In this amended answer the respondent set forth the following averments:

“And this respondent says and avers: That long before the filing of this bill he sold and conveyed by warranty deed of conveyance all of the lands so purchased by him from said R. A. Lessley for a valuable consideration, and for full value, for Cash,, and he is not at present, and was not at the filing of the original bill in this case, in possession of any of the lands so purchased by him from said R. A. Lessley, nor does he own or claim to own or have any interest in or control over said lands, nor did he at the time of the commencement of this suit. That the respondent sold and conveyed a part of said lands to W. B. Lessley, a part to J. P. Atkinson, and a part to G. T. Calfee, and a part to G. T. Samford, all of whom are now in the actual possession of said lands, or have conveyed to subsequent purchasers.”

(2) The testimony of respondent is in substantial support of these averments and is without any conflict whatever. It is here insisted, therefore, by counsel for appellant, that the court should not have proceeded to a decree ordering the sale of the land when the answer and the evidence both disclose that the legal title resided in other parties, who purchased same for full value, receiving warranty deeds, and who were placed in possession, all prior to the filing of the bill in this case. In Johnston v. Smith, 70 Ala. 108, is the following expression: “It is a familiar maxim that courts of equity never undertake to ‘do justice by halves,’ and its powers are therefore always promptly exerted to remove every impediment to the enforcement of a lien, especially in cases where such impediment, or obstacle, constitutes a cloud upon the title of real estate.”

And in Clements v. Motley, 120 Ala. 575, 24 South. 947, speaking to the question of the enforcement of a vendor’s lien, the court said: “The averments of a bill to declaré and enforce a vendor’s lien should clearly show in whom the legal and equitable title to the lands is vested, and make parties all persons in *671whom such title is vested. If the legal title has been divested out of the vendor, the person in whom it is vested or in whom it resides at the time of the filing of the bill is a necessary party, and if the averments of the bill are such that it does not appear in whom the title resides, the bill is demurrable. In the absence of the parties owning the legal and equitable title, the court has no jurisdiction to order the sale of the land.”

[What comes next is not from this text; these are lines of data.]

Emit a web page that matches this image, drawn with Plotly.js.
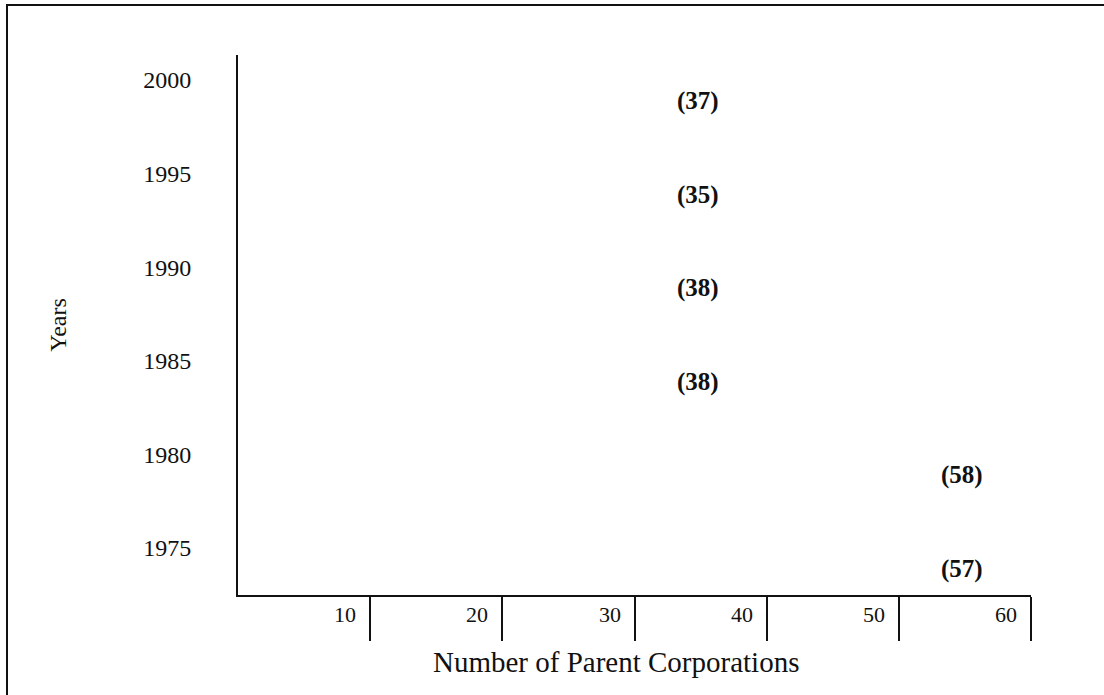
<!DOCTYPE html>
<html>
<head>
<meta charset="utf-8">
<script src="https://cdn.plot.ly/plotly-3.0.1.min.js"></script>
<style>
  html, body { margin: 0; padding: 0; background: #ffffff; }
  #chart { width: 1104px; height: 695px; }
</style>
</head>
<body>
<div id="chart"></div>
<script>
// ---- data ----
var years = [2000, 1995, 1990, 1985, 1980, 1975];
var parentCorporations = [37, 35, 38, 38, 58, 57];
var yTickLabels = ['2000', '1995', '1990', '1985', '1980', '1975'];
var xTickVals = [10, 20, 30, 40, 50, 60];
var xTickLabels = ['10', '20', '30', '40', '50', '60'];

var serif = 'Liberation Serif, Times New Roman, serif';

// label column: counts are printed in one of two columns on the chart
function labelColumn(v) { return v < 50 ? 34.8 : 54.8; }

var annotations = [];
parentCorporations.forEach(function (v, i) {
  annotations.push({
    x: labelColumn(v), y: years[i], xref: 'x', yref: 'y',
    text: '<b>(' + v + ')</b>', showarrow: false,
    xanchor: 'center', yanchor: 'middle', yshift: -21,
    font: {family: serif, size: 25, color: '#111'}
  });
});
xTickVals.forEach(function (v, i) {
  annotations.push({
    x: v, y: 0, xref: 'x', yref: 'paper',
    text: xTickLabels[i], showarrow: false,
    xanchor: 'right', yanchor: 'middle', xshift: -12, yshift: -19,
    font: {family: serif, size: 22, color: '#111'}
  });
});
annotations.push({
  x: 0.4773, y: -0.124, xref: 'paper', yref: 'paper',
  text: 'Number of Parent Corporations', showarrow: false,
  xanchor: 'center', yanchor: 'middle',
  font: {family: serif, size: 29, color: '#111'}
});

var trace = {
  type: 'scatter', mode: 'markers',
  x: parentCorporations, y: years,
  marker: {opacity: 0}, hoverinfo: 'x+y', showlegend: false
};

var layout = {
  width: 1104, height: 695,
  margin: {l: 238, r: 73, t: 55, b: 100},
  paper_bgcolor: '#ffffff', plot_bgcolor: '#ffffff',
  showlegend: false,
  xaxis: {
    range: [0, 60], showgrid: false, zeroline: false,
    showline: true, linecolor: '#111', linewidth: 2,
    ticks: 'outside', ticklen: 44, tickwidth: 2, tickcolor: '#111',
    tickvals: xTickVals, showticklabels: false, fixedrange: true
  },
  yaxis: {
    range: [1972.49, 2001.34], showgrid: false, zeroline: false,
    showline: true, linecolor: '#111', linewidth: 2,
    ticks: 'outside', ticklen: 40, tickcolor: 'rgba(0,0,0,0)',
    tickvals: years, ticktext: yTickLabels,
    tickfont: {family: serif, size: 24, color: '#111'},
    title: {text: 'Years', standoff: 70, font: {family: serif, size: 24, color: '#111'}},
    fixedrange: true
  },
  annotations: annotations,
  shapes: [{
    type: 'rect', xref: 'paper', yref: 'paper',
    x0: -0.2913, x1: 1.0996, y0: -0.1944, y1: 1.0926,
    line: {color: '#111', width: 2}, fillcolor: 'rgba(0,0,0,0)'
  }]
};

Plotly.newPlot('chart', [trace], layout, {displayModeBar: false, staticPlot: true});
</script>
</body>
</html>
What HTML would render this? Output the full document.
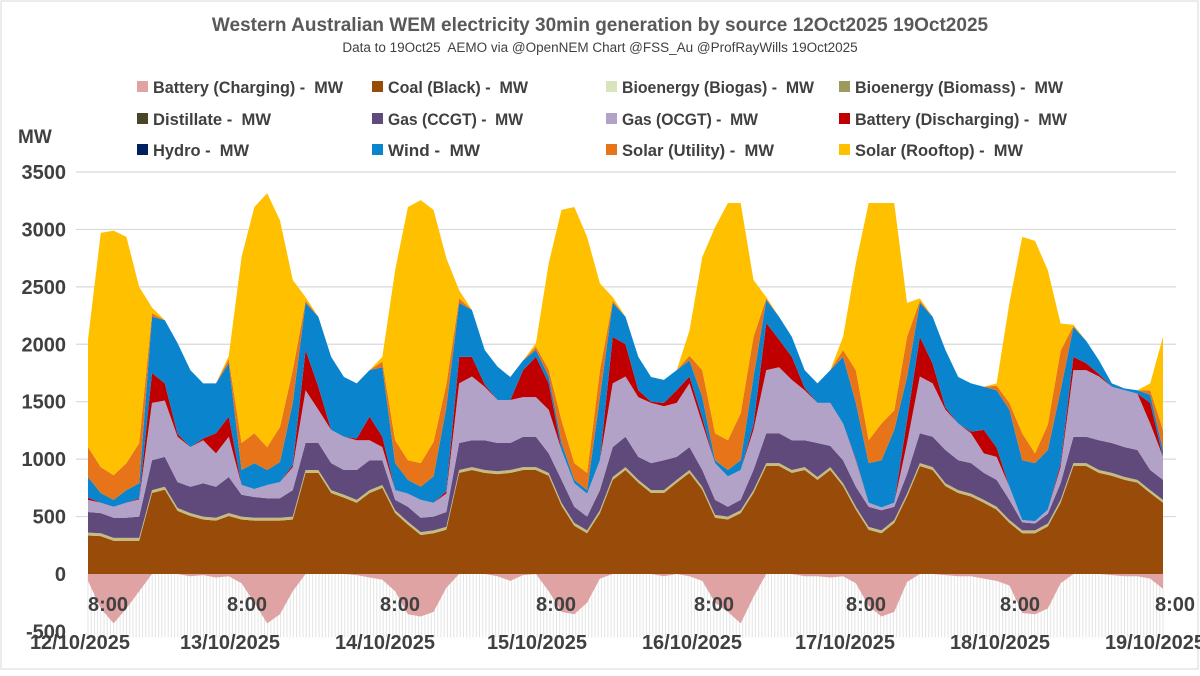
<!DOCTYPE html>
<html><head><meta charset="utf-8"><style>
body{margin:0;background:#fff;}
svg text{font-family:"Liberation Sans",sans-serif;font-weight:bold;fill:#404040;white-space:pre;}
</style></head><body>
<svg id="chart" width="1200" height="671" viewBox="0 0 1200 671" xmlns="http://www.w3.org/2000/svg" xml:space="preserve">
<rect x="0" y="0" width="1200" height="671" fill="#fff"/>
<rect x="1" y="1" width="1197" height="668" fill="none" stroke="#d9d9d9"/>
<text x="600" y="31" text-anchor="middle" font-size="19" style="fill:#595959">Western Australian WEM electricity 30min generation by source 12Oct2025 19Oct2025</text>
<text x="600" y="52" text-anchor="middle" font-size="13.5" style="font-weight:normal;fill:#404040">Data to 19Oct25  AEMO via @OpenNEM Chart @FSS_Au @ProfRayWills 19Oct2025</text>
<text x="18" y="143" font-size="19">MW</text>
<g id="grid"></g>
<g id="areas"></g>
<g id="legend"></g>
<g id="xaxis"></g>
</svg>
<script>
const yTicks = [3500,3000,2500,2000,1500,1000,500,0,-500];
const dateLabels = ["12/10/2025","13/10/2025","14/10/2025","15/10/2025","16/10/2025","17/10/2025","18/10/2025","19/10/2025"];
// 2-hourly samples starting 8:00 12/10/2025
const coal = [335,330,290,290,290,705,735,550,505,475,465,505,
475,465,465,465,475,880,880,705,665,620,705,750,
530,430,340,355,385,880,905,880,870,880,905,905,
855,595,420,355,530,820,905,795,705,705,795,880,
735,490,475,530,705,940,940,880,905,820,905,765,
560,385,355,445,675,940,905,765,705,675,620,560,
445,355,355,415,620,940,940,880,855,820,795,705,620];
const bioenergy = new Array(85).fill(25);
const gasCCGT = [180,175,175,175,185,260,260,225,230,290,270,315,
190,180,170,170,230,235,235,235,215,260,260,215,
90,130,125,120,130,235,235,260,245,235,265,265,
170,200,140,120,175,260,265,200,235,260,200,200,
145,130,85,90,175,260,260,260,235,295,185,200,
175,175,175,115,170,260,265,290,260,265,235,235,
175,70,60,85,145,230,230,260,260,260,260,175,175];
const gasOCGT = [105,90,95,130,150,500,490,395,345,375,290,350,
85,70,115,140,200,460,290,290,290,260,175,115,
85,115,155,120,160,520,555,465,375,375,345,345,
380,260,205,200,260,555,525,520,525,470,470,555,
405,320,265,260,350,550,575,525,435,350,375,320,
230,35,25,35,270,495,465,350,320,260,170,200,
115,20,20,35,140,580,580,555,490,495,490,405,200];
const batteryDischarging = [20,0,0,0,10,260,150,25,0,15,175,175,
0,0,0,0,20,350,200,0,0,15,205,90,
0,0,0,0,20,230,170,20,0,0,235,350,
230,0,0,0,0,405,280,60,10,30,110,60,
50,0,0,0,45,410,240,200,20,0,0,0,
10,0,0,0,200,345,170,20,0,15,205,80,
0,0,0,0,30,115,60,20,0,0,0,180,0];
const hydro = new Array(85).fill(0);
const wind = [180,85,60,110,130,490,550,790,670,480,435,465,
130,225,130,175,540,410,610,635,520,480,405,605,
235,120,115,230,730,470,410,300,290,200,85,60,
60,60,30,30,550,295,240,290,215,200,175,140,
180,25,55,85,415,200,200,175,155,170,285,580,
490,345,410,635,375,295,410,500,405,420,375,500,
670,520,505,520,640,260,195,120,30,15,30,70,60];
const solarUtility = [260,225,215,235,350,30,0,0,0,0,0,35,
235,260,200,305,285,20,0,0,0,0,0,50,
200,170,205,300,200,40,0,0,0,0,0,30,
60,200,145,150,235,20,0,0,0,0,0,40,
235,235,260,410,350,15,0,0,0,0,0,60,
285,200,320,170,350,20,0,0,0,0,0,40,
60,235,85,220,345,10,0,0,0,0,0,40,175];
const solarRooftop = [935,2040,2130,1970,1360,50,0,0,0,0,0,30,
1620,1970,2210,1800,785,30,0,0,0,0,0,40,
1480,2205,2290,2020,1100,70,0,0,0,0,0,30,
925,1830,2230,2055,755,30,0,0,0,0,0,220,
985,1795,2065,1830,495,10,0,0,0,0,0,115,
930,2065,1920,1805,295,20,0,0,0,0,0,20,
870,1710,1850,1345,235,10,0,0,0,0,0,60,810];
const batteryCharging = [-60,-300,-430,-300,-150,0,0,0,-20,-10,-30,-20,
-80,-250,-430,-350,-150,0,0,0,0,-10,-30,-50,
-150,-350,-370,-330,-120,0,0,0,-20,-60,-10,0,
-150,-330,-350,-250,-40,0,0,0,0,-20,0,-20,
-60,-250,-330,-430,-200,0,0,0,-20,-20,-30,-20,
-80,-280,-370,-330,-70,0,0,-10,-20,-20,-40,-60,
-100,-340,-350,-300,-80,0,0,0,-10,-20,-20,-40,-130];

const NS="http://www.w3.org/2000/svg";
const X0=88, X1=1163, Y0=574, PXMW=57.43/500;
const N=coal.length;
const xs=i=>X0+(X1-X0)*i/(N-1);
const ys=v=>Y0-v*PXMW;
function mk(tag,attrs,parent){const e=document.createElementNS(NS,tag);for(const k in attrs)e.setAttribute(k,attrs[k]);parent.appendChild(e);return e;}
const grid=document.getElementById('grid');
yTicks.forEach(t=>{
  if(t!==0&&t>-500){const l=mk('line',{x1:76,x2:1176,y1:ys(t),y2:ys(t),stroke:'#d9d9d9','stroke-width':1.2},grid);
  
  }
  const tx=mk('text',{x:66,y:ys(t)+7,'text-anchor':'end','font-size':20},grid);
  tx.textContent=t;
  
  
});
for(let i=0;i<336;i++){const x=X0+(X1-X0)*i/335;
  const l=mk('line',{x1:x,x2:x,y1:Y0,y2:ys(-500)+6,stroke:'#e4e4e4','stroke-width':1},grid);
  
  }
const series=[
 ['coal',coal,'#994C0A'],['bioenergy',bioenergy,'#C4BD7F'],['gas-ccgt',gasCCGT,'#604A7B'],['gas-ocgt',gasOCGT,'#B3A2C7'],
 ['battery-discharging',batteryDischarging,'#C00000'],['hydro',hydro,'#002060'],['wind',wind,'#0B84CE'],['solar-utility',solarUtility,'#E8741A'],['solar-rooftop',solarRooftop,'#FFC000']];
const areas=document.getElementById('areas');
let base=new Array(N).fill(0);
series.forEach(([name,vals,col])=>{
  const top=base.map((b,i)=>b+vals[i]);
  let d='M'+xs(0)+','+ys(top[0]);
  for(let i=1;i<N;i++)d+=' L'+xs(i)+','+ys(top[i]);
  for(let i=N-1;i>=0;i--)d+=' L'+xs(i)+','+ys(base[i]);
  const p=mk('path',{d:d+'Z',fill:col},areas);
  
  
  base=top;
});
{let d='M'+xs(0)+','+Y0;for(let i=0;i<N;i++)d+=' L'+xs(i)+','+ys(batteryCharging[i]);d+=' L'+xs(N-1)+','+Y0+'Z';
 const p=mk('path',{d:d,fill:'#DFA3A3'},areas);
 
 }
const leg=[['Battery (Charging) -  MW','#DFA3A3',190],['Coal (Black) -  MW','#994C0A',140],['Bioenergy (Biogas) -  MW','#D7E4BD',192],['Bioenergy (Biomass) -  MW','#9C9A5E',208],
['Distillate -  MW','#4A4528',118],['Gas (CCGT) -  MW','#604A7B',135],['Gas (OCGT) -  MW','#B3A2C7',136],['Battery (Discharging) -  MW','#C00000',212],
['Hydro -  MW','#002060',96],['Wind -  MW','#0B84CE',92],['Solar (Utility) -  MW','#E8741A',152],['Solar (Rooftop) -  MW','#FFC000',168]];
const colsX=[137,372,606,839], rowsY=[86,118,149];
const lg=document.getElementById('legend');
leg.forEach(([t,c,w],k)=>{const cx=colsX[k%4],cy=rowsY[Math.floor(k/4)];
  const g=mk('g',{},lg);
  
  
  mk('rect',{x:cx,y:cy-5,width:11,height:11,fill:c},g);
  const tx=mk('text',{x:cx+16,y:cy+7,'font-size':17,textLength:w,lengthAdjust:'spacingAndGlyphs'},g);tx.textContent=t;});
const xa=document.getElementById('xaxis');
const timeLabelX=[108,247,400,556,714,866,1020,1175];
const dateLabelX=[80,230,385,537,692,845,1000,1155];
for(let k=0;k<8;k++){
  const t=mk('text',{x:timeLabelX[k],y:611,'text-anchor':'middle','font-size':20},xa);t.textContent='8:00';
  
  
  const d=mk('text',{x:dateLabelX[k],y:649,'text-anchor':'middle','font-size':20},xa);d.textContent=dateLabels[k];
  
  
}
</script>
</body></html>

We take also the following quotation from McCully v. Chapman, 58 Ala. 325: “We hold the devisees, if the lands were devised, or the heirs, if they descended, are indispensable parties, without whom no decree can be rendered, which can be safely performed, or which will finally quiet litigation. While the general rule is the want of parties should be insisted on by demurrer, or in the answer, yet the rule in this state has been to restrict the application of the general rule, to formal parties. The omission of an indispensable party is a defect that will reverse the decree on error, though objection has not been made in the court of chancery.”

A question of like character was presented in the more recent case of Harris. v. Johnson, 176 Ala. 445, 58 South. 426, and the holding there was in accord with the above-stated authorities. See, also, Russell v. Bell, 160 Ala. 480, 49 South. 314; Gardner v. Kelso, 80 Ala. 497, 2 South. 680; Winn v. Fitzwater, 151 Ala. 171, 44 South. 97; Bogan v. Hamilton, 90 Ala. 454, 8 South. 186; Broughton v. Mitchell, 64 Ala. 210; Hanvell v. Lehman, Durr & Co., 72 Ala. 344.

It is quite clear that the sale of the land here would not at all quiet litigation, but would result in the trial of the questions involved as to the title by piecemeal. Whether or not the purchasers from respondent were entitled to protection as innocent purchasers is a matter which should have been determined in this litigation, involving, as it does, the transfer of realty under the sanction of the court. We are therefore of the opinion that the chancellor should either have dismissed the bill without prejudice or else order the case to stand over for amendment, that these necessary parties might be brought in.

The decree will be reversed, and the cause will be remanded, so that the bill may be amended as to bring in these necessary parties respondent, if so desired.

Reversed and remanded.

Anderson, C. J., and McClellan and Sayre, JJ., concur.